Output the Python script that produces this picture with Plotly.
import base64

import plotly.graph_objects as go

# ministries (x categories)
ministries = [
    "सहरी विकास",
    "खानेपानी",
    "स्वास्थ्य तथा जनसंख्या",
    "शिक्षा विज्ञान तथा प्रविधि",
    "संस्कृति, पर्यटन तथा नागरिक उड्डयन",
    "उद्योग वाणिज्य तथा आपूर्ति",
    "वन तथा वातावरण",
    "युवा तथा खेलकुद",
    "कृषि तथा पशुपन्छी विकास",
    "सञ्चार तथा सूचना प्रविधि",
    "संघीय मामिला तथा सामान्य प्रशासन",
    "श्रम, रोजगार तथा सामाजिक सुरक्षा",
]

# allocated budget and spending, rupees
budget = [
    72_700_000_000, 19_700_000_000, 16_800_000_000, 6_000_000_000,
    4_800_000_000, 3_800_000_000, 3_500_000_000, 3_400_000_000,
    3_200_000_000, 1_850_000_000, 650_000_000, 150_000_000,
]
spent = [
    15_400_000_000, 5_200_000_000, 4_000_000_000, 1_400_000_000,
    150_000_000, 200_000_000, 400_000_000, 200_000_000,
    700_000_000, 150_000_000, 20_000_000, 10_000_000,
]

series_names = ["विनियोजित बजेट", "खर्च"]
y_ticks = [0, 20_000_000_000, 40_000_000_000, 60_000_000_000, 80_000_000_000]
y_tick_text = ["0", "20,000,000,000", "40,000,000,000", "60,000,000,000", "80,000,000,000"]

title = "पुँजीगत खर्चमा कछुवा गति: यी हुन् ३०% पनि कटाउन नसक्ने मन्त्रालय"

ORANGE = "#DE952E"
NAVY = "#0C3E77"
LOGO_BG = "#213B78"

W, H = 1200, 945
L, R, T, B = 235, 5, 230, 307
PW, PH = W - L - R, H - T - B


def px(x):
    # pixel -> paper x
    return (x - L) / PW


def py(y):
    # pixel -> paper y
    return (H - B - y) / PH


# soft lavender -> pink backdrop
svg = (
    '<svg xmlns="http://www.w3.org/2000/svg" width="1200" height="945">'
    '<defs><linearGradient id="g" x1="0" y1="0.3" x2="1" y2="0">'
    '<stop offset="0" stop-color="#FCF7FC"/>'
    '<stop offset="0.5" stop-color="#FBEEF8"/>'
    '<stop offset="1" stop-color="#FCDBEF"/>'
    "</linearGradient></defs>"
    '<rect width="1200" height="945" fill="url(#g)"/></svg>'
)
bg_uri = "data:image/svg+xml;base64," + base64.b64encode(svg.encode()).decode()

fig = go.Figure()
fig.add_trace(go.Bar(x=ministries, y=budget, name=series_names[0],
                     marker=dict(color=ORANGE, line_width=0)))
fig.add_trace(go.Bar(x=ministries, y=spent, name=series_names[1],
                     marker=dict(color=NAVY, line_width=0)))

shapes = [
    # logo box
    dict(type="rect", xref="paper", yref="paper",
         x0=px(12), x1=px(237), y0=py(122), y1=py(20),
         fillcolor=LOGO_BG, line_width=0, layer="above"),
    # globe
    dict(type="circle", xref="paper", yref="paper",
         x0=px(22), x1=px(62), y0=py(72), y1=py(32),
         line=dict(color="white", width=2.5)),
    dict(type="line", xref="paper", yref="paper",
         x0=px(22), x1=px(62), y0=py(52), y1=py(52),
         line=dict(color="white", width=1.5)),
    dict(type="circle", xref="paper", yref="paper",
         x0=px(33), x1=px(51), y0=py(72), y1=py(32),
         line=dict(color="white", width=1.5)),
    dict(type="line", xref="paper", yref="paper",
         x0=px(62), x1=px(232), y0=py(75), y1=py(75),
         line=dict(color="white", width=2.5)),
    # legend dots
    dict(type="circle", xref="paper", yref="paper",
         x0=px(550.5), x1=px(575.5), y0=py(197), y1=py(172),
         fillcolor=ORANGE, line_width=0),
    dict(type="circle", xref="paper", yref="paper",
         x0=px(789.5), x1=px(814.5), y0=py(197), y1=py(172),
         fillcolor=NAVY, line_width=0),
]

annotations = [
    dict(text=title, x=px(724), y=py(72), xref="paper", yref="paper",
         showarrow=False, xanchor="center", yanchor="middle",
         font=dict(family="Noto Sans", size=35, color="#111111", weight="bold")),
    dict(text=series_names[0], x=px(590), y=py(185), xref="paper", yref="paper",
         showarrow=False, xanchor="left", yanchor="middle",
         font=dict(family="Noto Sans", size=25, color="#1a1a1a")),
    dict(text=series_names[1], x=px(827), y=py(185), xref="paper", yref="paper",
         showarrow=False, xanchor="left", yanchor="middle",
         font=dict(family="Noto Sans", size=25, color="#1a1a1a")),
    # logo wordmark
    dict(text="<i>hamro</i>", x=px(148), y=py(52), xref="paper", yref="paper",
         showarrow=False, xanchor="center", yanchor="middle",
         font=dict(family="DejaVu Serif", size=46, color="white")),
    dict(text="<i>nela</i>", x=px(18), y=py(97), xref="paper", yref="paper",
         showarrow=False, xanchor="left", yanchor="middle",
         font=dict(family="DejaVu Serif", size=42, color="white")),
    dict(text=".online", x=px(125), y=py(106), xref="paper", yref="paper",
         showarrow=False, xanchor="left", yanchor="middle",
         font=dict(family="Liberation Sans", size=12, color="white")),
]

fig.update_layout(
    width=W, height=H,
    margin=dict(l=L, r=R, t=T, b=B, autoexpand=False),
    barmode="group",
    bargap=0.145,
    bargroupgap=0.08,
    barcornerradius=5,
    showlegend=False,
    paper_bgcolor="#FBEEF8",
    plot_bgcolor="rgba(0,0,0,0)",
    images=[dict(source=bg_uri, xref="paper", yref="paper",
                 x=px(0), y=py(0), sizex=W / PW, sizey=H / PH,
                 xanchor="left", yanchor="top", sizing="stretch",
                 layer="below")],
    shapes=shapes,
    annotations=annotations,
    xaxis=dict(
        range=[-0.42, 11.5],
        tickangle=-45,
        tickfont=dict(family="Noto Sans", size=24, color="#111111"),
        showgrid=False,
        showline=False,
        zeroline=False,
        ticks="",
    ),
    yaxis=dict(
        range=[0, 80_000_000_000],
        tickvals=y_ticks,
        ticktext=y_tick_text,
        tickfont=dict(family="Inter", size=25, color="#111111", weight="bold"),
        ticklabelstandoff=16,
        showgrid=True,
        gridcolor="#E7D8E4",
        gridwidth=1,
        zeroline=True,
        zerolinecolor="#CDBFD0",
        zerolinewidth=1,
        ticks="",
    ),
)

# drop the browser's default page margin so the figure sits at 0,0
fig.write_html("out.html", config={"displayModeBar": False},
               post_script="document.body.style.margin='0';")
+===+
Determine how many lines include the string "picture". Give no answer but the number.

1